3 Dr. Schoolfield, a specialist in Bone and Joint Surgery, who had not treated appellant, but examined him for the purpose of testifying, described appellant's injury as follows:

'Q. (By Mr. Gismant): Would you take these (X-rays) and very briefly tell what they show, please sir?

'A. Well, the main thing that it shows is a reduction of the lumbosacral joint, that is produced throughout its entire extent forward and backward, and the facets are overriding, laminae are narrowed, reduced, and the same thing was showed in the plates made yesterday.

'The Court: All right.

'Q. (By Mr. Gismant) Would you tell the Court the significance of that, please, sir?

'A. Well, it means that if that joint had been damaged, and there had been a settling at that point-- in other words, the spine is settled down and has become narrowed at the lumbosacral joint due to the material there having escaped out of the lumbosacral disc.

'Q. I will ask you, Doctor: Have you an opinion, based upon a reasonable medical certainty, as to whether or not the condition you have observed, herein described, the X-ray film, have you an opinion, based upon reasonable certainty, as to the permanency of this condition, sir?

'A. Yes, sir.

'Q. What is that, sir?

'A. I think it is a permanent injury.

'Q. You do, sir. I have one more question, Doctor. Doctor, if you assumed that this man is thirty-one years old, assumed that he was on a truck attempting to push back a steel casing some thirty feet long, and assumed that in so doing, he has injured his back, and assumed that these other facts which you testified to and which are shown by the X-ray, could you render an opinion as to whether or not that was a producing cause of the injury that he now complains of?

'A. Well, I would think so, unless he had something before that time.

'Q. I see. In looking at the X-rays, do they indicate anything, any prior condition that might affect this?

'A. I don't think so.

(On cross-examination)

'Q. And you did find a congenital condition in his back? That is a weakening condition, isn't it, Doctor?

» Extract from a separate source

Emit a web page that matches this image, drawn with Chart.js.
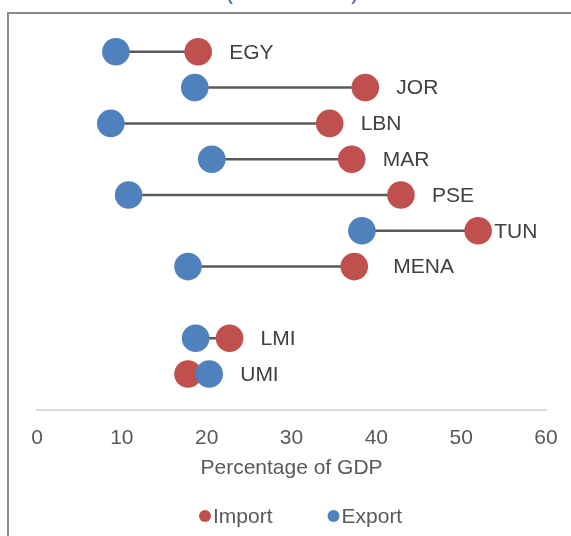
<!DOCTYPE html>
<html>
<head>
<meta charset="utf-8">
<script src="https://cdn.jsdelivr.net/npm/chart.js@4/dist/chart.umd.min.js"></script>
<style>
  html, body { margin: 0; padding: 0; background: #fff; overflow: hidden; }
  body { width: 571px; height: 536px; position: relative; font-family: "Liberation Sans", Arial, sans-serif; }
  #title {
    position: absolute; left: 0; width: 584px; top: -16px;
    text-align: center; font-size: 19px; line-height: 19px; color: #2f4f86;
    white-space: nowrap;
  }
  #frame {
    position: absolute; left: 7px; top: 12px; width: 700px; height: 700px;
    border-left: 2px solid #8a8a8a; border-top: 2px solid #8a8a8a;
  }
  #wrap { position: absolute; left: 0; top: 0; width: 571px; height: 536px; }
</style>
</head>
<body>
<div id="title">(Share of GDP)</div>
<div id="frame"></div>
<div id="wrap"><canvas id="chart"></canvas></div>
<script>
// Rows from top to bottom; the empty entry leaves a gap before the income groups
const categories = ['EGY', 'JOR', 'LBN', 'MAR', 'PSE', 'TUN', 'MENA', '', 'LMI', 'UMI'];
const importValues = [19.0, 38.7, 34.5, 37.1, 42.9, 52.0, 37.4, null, 22.7, 17.8];
const exportValues = [9.3, 18.6, 8.7, 20.6, 10.8, 38.3, 17.8, null, 18.7, 20.3];
const xTicks = [0, 10, 20, 30, 40, 50, 60];

const RED = '#c0504d';
const BLUE = '#4f81bd';
const FONT = '"Liberation Sans", Arial, sans-serif';
const FONT_SIZE = 21;

// y position of each row: top row highest
const rowY = i => categories.length - i;

const toPoints = vals => vals
  .map((v, i) => (v === null ? null : { x: v, y: rowY(i), label: categories[i] }))
  .filter(p => p !== null);

// Connector between the export and import dot of each row
const connectors = {
  id: 'connectors',
  beforeDatasetsDraw(chart) {
    const { ctx, scales: { x, y } } = chart;
    ctx.save();
    ctx.strokeStyle = '#595959';
    ctx.lineWidth = 2.5;
    categories.forEach((c, i) => {
      if (importValues[i] === null) return;
      const py = y.getPixelForValue(rowY(i));
      ctx.beginPath();
      ctx.moveTo(x.getPixelForValue(exportValues[i]), py);
      ctx.lineTo(x.getPixelForValue(importValues[i]), py);
      ctx.stroke();
    });
    ctx.restore();
  }
};

// Row names written to the right of the rightmost dot
const labelNudge = { TUN: -15, MENA: 8 };
const rowLabels = {
  id: 'rowLabels',
  afterDatasetsDraw(chart) {
    const { ctx, scales: { x, y } } = chart;
    ctx.save();
    ctx.font = FONT_SIZE + 'px ' + FONT;
    ctx.fillStyle = '#404040';
    ctx.textAlign = 'left';
    ctx.textBaseline = 'middle';
    categories.forEach((c, i) => {
      if (importValues[i] === null) return;
      const right = Math.max(importValues[i], exportValues[i]);
      const px = x.getPixelForValue(right) + 31 + (labelNudge[c] || 0);
      ctx.fillText(c, px, y.getPixelForValue(rowY(i)) + 1);
    });
    ctx.restore();
  }
};

// Legend row under the axis title
const dotLegend = {
  id: 'dotLegend',
  afterDraw(chart) {
    const { ctx } = chart;
    const items = chart.data.datasets;
    ctx.save();
    ctx.font = FONT_SIZE + 'px ' + FONT;
    ctx.textBaseline = 'middle';
    let xPos = 199;
    const yPos = 516;
    items.forEach(d => {
      ctx.fillStyle = d.backgroundColor;
      ctx.beginPath();
      ctx.arc(xPos + 6, yPos, 6, 0, Math.PI * 2);
      ctx.fill();
      ctx.fillStyle = '#595959';
      ctx.fillText(d.label, xPos + 14, yPos + 1);
      xPos += 14 + ctx.measureText(d.label).width + 55;
    });
    ctx.restore();
  }
};

new Chart(document.getElementById('chart'), {
  type: 'scatter',
  data: {
    datasets: [
      { label: 'Import', data: toPoints(importValues), backgroundColor: RED, borderWidth: 0, pointRadius: 13.8, order: 2 },
      { label: 'Export', data: toPoints(exportValues), backgroundColor: BLUE, borderWidth: 0, pointRadius: 13.8, order: 1 }
    ]
  },
  options: {
    responsive: true,
    maintainAspectRatio: false,
    animation: false,
    events: [],
    layout: { padding: { left: 37, right: 25, top: 16, bottom: 55 } },
    plugins: {
      legend: { display: false },
      tooltip: { enabled: false }
    },
    scales: {
      x: {
        type: 'linear',
        min: 0,
        max: 60,
        afterBuildTicks: axis => { axis.ticks = xTicks.map(v => ({ value: v })); },
        grid: { display: false, drawTicks: true, tickLength: 10 },
        border: { display: true, color: '#d9d9d9', width: 2 },
        ticks: { color: '#595959', font: { family: FONT, size: FONT_SIZE }, padding: 5.4, maxRotation: 0 },
        title: {
          display: true, text: 'Percentage of GDP', color: '#595959',
          font: { family: FONT, size: FONT_SIZE }, padding: { top: 0, bottom: 0 }
        }
      },
      y: {
        type: 'linear',
        min: 0,
        max: categories.length + 1,
        display: false
      }
    }
  },
  plugins: [connectors, rowLabels, dotLegend]
});
</script>
</body>
</html>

'A. Well, some people might so regard it. I don't pay much attention to it, unless it is associated with evidence of injury.

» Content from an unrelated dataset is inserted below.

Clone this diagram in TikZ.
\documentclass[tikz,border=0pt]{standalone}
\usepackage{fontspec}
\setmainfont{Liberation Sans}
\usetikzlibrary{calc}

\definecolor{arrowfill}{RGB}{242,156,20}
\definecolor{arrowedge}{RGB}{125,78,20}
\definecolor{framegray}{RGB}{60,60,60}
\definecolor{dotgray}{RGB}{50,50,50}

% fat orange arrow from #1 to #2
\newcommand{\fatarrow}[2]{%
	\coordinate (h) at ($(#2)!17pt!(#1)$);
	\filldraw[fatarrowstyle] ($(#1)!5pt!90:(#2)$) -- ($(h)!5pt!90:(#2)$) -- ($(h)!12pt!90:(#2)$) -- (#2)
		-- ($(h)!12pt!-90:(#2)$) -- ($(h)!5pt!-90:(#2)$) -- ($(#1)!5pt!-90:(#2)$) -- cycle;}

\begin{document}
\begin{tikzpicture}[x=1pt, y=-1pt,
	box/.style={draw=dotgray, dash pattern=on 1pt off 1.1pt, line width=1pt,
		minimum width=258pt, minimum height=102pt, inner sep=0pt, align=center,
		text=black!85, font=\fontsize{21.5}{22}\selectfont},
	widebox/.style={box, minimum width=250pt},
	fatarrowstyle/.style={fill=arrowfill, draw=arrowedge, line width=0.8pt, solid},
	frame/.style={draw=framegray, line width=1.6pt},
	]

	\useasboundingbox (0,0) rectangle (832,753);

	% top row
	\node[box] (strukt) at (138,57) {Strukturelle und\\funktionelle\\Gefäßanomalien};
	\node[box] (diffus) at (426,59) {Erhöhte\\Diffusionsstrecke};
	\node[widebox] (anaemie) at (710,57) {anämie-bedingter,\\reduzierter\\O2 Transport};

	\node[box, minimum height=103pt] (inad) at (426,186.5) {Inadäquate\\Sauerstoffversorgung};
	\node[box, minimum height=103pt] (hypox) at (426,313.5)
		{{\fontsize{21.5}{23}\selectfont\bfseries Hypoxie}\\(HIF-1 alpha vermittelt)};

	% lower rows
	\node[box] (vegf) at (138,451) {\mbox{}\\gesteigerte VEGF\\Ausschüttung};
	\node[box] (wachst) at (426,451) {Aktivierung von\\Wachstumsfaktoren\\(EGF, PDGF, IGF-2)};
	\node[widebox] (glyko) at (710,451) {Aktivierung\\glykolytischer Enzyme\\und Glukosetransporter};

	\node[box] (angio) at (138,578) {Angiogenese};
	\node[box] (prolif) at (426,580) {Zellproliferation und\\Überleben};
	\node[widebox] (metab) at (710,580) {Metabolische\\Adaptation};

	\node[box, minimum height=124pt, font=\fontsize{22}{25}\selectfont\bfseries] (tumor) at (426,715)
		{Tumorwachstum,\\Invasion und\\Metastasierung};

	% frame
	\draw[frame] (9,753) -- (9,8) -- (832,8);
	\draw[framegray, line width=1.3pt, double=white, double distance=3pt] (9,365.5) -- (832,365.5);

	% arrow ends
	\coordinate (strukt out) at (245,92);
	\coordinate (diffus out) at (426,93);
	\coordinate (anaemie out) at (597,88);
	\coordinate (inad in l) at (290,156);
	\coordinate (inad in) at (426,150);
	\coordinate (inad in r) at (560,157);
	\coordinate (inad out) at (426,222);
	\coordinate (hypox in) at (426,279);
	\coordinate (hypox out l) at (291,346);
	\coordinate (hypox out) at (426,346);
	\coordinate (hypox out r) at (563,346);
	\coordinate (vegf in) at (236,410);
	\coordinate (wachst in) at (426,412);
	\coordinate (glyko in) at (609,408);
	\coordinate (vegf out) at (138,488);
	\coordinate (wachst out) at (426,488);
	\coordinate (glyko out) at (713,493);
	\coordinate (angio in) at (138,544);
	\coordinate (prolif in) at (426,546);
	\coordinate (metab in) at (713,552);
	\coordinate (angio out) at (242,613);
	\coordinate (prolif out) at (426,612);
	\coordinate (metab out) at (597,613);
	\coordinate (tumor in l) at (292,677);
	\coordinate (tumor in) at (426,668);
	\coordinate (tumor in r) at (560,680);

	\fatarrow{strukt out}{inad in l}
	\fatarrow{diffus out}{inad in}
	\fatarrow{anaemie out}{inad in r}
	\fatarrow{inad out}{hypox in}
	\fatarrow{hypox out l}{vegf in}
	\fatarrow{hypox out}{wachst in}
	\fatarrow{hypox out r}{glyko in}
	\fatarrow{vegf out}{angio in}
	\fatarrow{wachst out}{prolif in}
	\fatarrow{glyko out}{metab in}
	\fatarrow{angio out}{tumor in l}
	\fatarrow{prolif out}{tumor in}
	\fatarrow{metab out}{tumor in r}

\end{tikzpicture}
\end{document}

'Q. But you say that the congenital condition was there when you saw him in July?

'A. Yes, we see that in a good many people.'

4 Appellee points out that counsel for appellant objected to the court's probably inadvertent but erroneous comment upon the court's denial of the motion for new trial, that appellant 'has been back to work ever since.' It notes that, in spite of such objection, the court still emphatically adhered to its view that the testimony did not justify any award.

5 Though the qualifications of Dr. Nelson Alexander to testify as an expert witness were severely attacked because he was an osteopath rather than an M.D., he testified as follows:

'Q. Now, Doctor, did you find any fractures or breaks or dislocations in the back when you X-rayed it?

'A. No sir.

'Q. Did you find any strain of any muscles when you examined it?

'A. Yes sir.

'Q. And what was your diagnosis at that time, Doctor?

'A. As a severe-- rather severe-- sacro-iliac strain.

'Q. Is that a strain of the muscles?

'A. Yes, sir, a strain of the muscles, which was-- that was just a bald diagnosis of sacro-iliac strain, which comes back again to this congenital deformity which left it liable to be strained.'

6 Unlike Dr. Alexander, the Company osteopath, Dr. Schoolfield, appellant's medical witness, apparently possessed eminent qualifications as a specialist in Bone and Joint Surgery. As heretofore noted, however, in footnote (3), supra, Dr. Schoolfield merely examined appellant for the purpose of testifying in his behalf, and, in fact, admitted on cross-examination that he often testified as a medical expert for plaintiffs. In any event, the trial court, who had heard this witness testifying many times previously and had the superior opportunity to pass upon his credibility in this instance, chose to reject his and appellant's testimony, and, of course, such testimony was not binding upon the court.